▸ The task
Your copy should hold exactly the lines from the one containing "Write the matplotlib code for this chart." to the one containing "size_sold = [0, 4, 17, 16, 8]", inclusive, with no pictures.

▸ Records from a collection
++++++++++++++++++++
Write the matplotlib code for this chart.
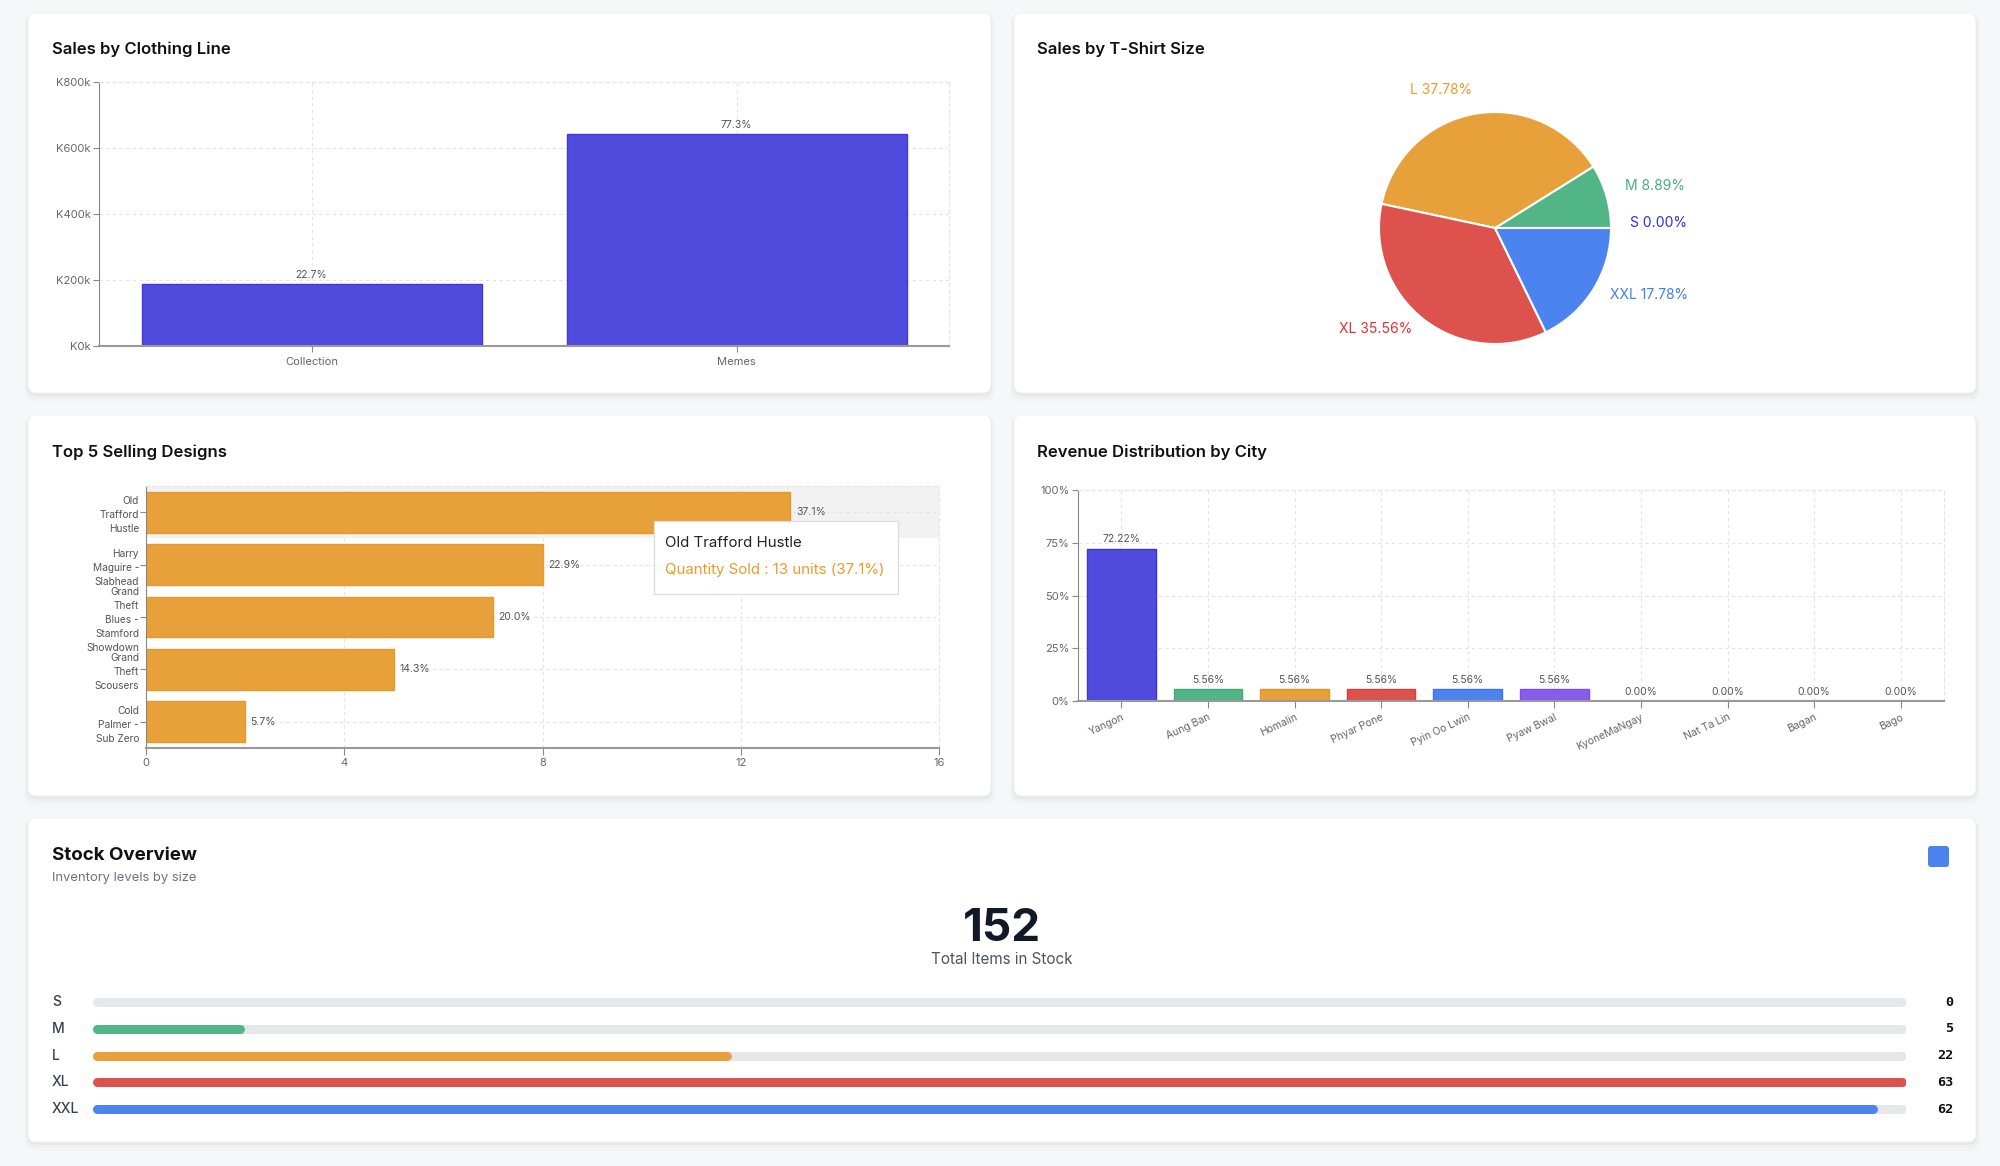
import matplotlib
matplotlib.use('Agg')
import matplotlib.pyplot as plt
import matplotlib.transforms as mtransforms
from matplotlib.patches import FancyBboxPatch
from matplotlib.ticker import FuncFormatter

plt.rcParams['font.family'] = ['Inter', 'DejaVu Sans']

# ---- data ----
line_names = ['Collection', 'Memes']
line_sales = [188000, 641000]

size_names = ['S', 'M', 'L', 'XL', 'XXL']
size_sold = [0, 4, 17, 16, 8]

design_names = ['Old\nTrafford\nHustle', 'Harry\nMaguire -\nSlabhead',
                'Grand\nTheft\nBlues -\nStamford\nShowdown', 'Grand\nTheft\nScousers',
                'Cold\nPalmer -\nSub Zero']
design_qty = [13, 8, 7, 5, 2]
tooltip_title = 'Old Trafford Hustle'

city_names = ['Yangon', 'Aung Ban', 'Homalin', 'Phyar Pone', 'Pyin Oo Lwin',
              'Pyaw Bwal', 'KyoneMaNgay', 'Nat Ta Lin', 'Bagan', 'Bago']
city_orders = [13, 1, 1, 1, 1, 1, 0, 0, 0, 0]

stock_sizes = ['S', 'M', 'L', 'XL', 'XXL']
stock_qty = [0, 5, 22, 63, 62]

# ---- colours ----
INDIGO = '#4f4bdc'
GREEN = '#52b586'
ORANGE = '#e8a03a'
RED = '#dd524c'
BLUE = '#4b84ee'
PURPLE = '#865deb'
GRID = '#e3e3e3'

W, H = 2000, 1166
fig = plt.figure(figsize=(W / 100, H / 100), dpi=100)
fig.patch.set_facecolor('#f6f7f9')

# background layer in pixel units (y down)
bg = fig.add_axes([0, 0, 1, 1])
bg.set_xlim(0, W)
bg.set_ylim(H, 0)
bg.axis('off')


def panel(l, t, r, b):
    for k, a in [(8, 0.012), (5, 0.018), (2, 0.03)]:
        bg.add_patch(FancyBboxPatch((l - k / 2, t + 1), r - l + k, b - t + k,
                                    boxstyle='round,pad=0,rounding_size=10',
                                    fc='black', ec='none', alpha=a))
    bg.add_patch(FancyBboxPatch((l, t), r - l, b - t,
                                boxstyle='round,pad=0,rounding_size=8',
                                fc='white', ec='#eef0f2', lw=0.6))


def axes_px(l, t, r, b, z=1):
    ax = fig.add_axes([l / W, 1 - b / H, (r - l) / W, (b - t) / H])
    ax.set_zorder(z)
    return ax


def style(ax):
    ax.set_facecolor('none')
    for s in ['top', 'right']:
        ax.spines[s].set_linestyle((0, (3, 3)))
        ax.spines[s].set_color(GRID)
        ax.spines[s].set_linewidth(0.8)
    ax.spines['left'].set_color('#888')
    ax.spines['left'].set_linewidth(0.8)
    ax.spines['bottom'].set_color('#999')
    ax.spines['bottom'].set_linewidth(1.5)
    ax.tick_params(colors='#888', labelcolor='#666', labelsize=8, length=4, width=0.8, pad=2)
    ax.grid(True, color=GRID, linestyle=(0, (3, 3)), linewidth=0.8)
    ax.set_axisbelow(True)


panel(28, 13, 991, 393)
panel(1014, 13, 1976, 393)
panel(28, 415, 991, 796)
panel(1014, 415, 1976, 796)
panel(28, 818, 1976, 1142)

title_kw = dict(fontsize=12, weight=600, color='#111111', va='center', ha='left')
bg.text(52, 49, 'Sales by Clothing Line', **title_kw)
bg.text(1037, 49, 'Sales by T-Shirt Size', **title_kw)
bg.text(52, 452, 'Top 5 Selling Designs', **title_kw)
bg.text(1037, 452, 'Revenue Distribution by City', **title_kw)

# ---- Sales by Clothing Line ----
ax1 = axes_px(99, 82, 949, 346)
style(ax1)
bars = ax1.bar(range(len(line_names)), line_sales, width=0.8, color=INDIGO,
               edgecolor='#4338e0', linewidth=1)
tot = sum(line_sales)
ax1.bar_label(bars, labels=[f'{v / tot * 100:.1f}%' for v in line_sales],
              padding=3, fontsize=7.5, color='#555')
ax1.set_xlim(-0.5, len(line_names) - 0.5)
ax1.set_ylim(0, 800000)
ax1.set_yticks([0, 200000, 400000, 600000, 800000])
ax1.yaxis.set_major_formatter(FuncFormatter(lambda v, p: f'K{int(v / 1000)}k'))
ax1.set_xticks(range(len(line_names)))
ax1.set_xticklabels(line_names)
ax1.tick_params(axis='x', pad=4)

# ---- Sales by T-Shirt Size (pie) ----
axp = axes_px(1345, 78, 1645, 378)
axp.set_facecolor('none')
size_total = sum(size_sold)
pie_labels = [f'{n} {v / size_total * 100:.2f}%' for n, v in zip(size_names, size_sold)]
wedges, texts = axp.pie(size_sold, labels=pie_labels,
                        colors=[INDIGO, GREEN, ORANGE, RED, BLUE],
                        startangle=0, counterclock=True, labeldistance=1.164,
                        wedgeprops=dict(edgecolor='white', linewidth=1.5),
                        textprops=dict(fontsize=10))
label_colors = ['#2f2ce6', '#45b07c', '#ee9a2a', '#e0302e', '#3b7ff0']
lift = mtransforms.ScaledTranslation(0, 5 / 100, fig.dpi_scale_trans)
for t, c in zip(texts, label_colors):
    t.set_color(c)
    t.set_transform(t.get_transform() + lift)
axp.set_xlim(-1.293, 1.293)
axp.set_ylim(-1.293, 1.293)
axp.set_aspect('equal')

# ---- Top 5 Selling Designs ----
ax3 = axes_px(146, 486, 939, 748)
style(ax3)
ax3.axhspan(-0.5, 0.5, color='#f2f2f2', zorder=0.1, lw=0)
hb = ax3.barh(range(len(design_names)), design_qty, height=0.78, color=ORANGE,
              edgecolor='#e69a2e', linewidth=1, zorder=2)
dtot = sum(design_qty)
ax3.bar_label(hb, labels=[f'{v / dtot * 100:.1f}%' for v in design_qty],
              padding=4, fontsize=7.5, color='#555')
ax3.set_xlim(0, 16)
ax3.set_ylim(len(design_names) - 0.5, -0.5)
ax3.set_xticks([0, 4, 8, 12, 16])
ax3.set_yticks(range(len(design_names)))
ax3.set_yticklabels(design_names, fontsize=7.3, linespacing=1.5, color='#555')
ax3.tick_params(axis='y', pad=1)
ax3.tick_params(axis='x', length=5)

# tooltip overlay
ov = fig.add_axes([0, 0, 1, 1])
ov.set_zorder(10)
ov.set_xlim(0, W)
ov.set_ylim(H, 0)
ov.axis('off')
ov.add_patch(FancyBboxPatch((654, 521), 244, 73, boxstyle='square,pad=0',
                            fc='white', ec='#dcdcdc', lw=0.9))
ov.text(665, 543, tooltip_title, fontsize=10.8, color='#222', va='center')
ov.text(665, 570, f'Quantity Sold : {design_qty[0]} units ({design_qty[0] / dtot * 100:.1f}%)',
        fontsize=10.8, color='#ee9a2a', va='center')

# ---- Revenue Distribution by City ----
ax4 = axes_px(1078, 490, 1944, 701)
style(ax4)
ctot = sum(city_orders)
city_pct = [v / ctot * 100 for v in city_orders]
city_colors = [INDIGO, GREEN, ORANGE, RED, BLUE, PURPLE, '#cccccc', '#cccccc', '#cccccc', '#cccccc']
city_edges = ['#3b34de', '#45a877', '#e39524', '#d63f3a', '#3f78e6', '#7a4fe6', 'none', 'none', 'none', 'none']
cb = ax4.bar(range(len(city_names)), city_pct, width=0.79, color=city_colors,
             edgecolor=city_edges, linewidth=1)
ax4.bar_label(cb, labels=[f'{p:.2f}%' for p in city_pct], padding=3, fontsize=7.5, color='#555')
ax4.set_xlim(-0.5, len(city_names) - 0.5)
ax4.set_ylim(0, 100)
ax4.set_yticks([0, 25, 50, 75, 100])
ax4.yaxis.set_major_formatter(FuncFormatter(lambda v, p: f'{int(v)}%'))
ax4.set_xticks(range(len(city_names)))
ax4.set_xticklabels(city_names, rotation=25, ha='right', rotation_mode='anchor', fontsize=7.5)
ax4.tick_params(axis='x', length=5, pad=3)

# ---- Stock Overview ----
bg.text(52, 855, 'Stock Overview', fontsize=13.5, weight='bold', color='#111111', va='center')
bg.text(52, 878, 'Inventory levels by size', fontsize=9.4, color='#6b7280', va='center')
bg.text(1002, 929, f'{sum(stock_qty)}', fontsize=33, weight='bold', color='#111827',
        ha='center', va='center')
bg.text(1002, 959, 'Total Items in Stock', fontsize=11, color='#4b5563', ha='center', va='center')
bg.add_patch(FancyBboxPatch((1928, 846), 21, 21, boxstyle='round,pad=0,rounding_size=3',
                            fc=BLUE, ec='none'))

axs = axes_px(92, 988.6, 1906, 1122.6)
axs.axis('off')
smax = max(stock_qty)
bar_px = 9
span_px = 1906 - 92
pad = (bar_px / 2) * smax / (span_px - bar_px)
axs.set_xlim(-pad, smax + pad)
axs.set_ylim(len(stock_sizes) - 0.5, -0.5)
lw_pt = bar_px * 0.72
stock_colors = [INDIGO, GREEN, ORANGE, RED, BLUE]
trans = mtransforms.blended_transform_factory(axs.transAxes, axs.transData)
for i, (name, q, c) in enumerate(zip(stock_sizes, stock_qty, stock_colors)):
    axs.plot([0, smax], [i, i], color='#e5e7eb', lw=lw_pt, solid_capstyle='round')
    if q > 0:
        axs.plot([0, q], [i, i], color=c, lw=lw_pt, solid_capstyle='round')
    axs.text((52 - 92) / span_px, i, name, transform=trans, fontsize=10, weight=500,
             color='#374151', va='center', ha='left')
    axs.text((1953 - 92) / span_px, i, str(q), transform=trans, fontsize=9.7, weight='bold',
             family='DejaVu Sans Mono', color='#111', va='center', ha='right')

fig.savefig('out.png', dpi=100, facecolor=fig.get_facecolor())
++++++++++++++++++++
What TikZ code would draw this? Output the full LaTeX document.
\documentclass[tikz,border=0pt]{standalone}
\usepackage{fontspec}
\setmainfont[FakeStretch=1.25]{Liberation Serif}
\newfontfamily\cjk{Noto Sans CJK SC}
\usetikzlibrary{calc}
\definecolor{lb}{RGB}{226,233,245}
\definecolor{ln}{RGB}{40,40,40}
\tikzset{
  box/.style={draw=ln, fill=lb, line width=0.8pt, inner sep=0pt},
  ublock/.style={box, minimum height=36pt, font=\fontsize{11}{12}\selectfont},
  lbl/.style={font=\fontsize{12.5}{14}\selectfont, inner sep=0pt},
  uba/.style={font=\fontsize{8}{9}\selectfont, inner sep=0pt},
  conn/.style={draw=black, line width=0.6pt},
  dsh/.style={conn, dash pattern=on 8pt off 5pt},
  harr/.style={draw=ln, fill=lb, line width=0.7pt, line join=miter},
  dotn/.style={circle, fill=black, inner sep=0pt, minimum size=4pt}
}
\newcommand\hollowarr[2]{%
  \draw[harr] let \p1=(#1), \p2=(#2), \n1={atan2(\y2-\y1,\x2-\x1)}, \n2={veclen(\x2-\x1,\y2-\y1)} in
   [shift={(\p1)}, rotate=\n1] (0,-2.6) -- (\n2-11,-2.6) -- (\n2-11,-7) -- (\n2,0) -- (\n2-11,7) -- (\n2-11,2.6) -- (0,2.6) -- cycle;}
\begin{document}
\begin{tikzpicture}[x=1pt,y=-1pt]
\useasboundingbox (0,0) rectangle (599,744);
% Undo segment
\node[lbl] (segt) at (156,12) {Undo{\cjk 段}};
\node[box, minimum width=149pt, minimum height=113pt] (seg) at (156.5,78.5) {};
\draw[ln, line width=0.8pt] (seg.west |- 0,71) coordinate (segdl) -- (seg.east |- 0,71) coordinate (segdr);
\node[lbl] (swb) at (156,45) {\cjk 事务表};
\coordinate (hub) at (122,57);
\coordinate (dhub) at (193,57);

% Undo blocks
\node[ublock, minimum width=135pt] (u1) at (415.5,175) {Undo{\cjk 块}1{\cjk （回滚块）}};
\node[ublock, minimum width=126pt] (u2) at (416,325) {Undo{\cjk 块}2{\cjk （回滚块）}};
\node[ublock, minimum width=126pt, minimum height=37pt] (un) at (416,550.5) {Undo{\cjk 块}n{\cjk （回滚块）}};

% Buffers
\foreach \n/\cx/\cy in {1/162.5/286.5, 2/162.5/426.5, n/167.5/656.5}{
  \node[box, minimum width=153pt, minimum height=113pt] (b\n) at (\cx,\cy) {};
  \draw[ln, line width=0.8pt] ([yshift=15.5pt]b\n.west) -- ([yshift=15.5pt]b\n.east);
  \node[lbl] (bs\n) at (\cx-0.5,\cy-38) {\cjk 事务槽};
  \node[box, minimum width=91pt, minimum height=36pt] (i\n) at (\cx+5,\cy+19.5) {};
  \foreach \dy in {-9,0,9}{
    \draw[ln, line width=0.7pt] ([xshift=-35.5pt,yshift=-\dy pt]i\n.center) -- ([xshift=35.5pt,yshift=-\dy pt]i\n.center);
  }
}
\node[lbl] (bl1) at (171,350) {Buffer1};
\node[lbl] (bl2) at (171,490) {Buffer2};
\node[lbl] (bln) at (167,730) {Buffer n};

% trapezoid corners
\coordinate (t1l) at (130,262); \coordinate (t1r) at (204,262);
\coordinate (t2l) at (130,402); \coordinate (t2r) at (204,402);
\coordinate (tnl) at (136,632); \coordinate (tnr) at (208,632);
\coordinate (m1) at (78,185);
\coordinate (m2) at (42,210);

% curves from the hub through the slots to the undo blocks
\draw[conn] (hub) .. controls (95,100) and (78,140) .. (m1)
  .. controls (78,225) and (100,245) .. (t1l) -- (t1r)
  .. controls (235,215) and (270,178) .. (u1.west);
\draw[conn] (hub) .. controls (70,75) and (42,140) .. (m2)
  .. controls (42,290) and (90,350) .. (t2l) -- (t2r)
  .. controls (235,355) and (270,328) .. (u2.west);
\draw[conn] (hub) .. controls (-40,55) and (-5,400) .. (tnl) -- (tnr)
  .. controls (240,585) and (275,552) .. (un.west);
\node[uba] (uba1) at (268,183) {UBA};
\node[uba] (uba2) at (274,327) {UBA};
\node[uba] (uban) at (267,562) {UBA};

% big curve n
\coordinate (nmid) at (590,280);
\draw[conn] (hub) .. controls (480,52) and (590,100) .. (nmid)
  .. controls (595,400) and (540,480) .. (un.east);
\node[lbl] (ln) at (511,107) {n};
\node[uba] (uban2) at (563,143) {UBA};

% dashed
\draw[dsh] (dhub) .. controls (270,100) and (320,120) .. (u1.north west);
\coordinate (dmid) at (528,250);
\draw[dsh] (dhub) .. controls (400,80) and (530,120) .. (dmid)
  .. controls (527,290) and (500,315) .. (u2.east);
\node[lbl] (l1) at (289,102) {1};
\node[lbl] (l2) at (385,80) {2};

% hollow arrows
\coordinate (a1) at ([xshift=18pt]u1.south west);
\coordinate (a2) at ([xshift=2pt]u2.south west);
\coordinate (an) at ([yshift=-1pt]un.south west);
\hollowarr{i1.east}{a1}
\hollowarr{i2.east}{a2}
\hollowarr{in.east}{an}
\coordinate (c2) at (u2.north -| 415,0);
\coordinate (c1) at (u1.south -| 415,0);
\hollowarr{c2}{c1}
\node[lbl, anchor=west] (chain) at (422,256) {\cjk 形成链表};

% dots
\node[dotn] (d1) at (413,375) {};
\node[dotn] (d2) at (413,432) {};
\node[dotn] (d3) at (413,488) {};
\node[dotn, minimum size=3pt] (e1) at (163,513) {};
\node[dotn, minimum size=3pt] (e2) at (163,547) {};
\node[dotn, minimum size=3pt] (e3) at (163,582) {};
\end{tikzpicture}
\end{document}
++++++++++++++++++++
▸ Full solution
Write the matplotlib code for this chart.
import matplotlib
matplotlib.use('Agg')
import matplotlib.pyplot as plt
import matplotlib.transforms as mtransforms
from matplotlib.patches import FancyBboxPatch
from matplotlib.ticker import FuncFormatter

plt.rcParams['font.family'] = ['Inter', 'DejaVu Sans']

# ---- data ----
line_names = ['Collection', 'Memes']
line_sales = [188000, 641000]

size_names = ['S', 'M', 'L', 'XL', 'XXL']
size_sold = [0, 4, 17, 16, 8]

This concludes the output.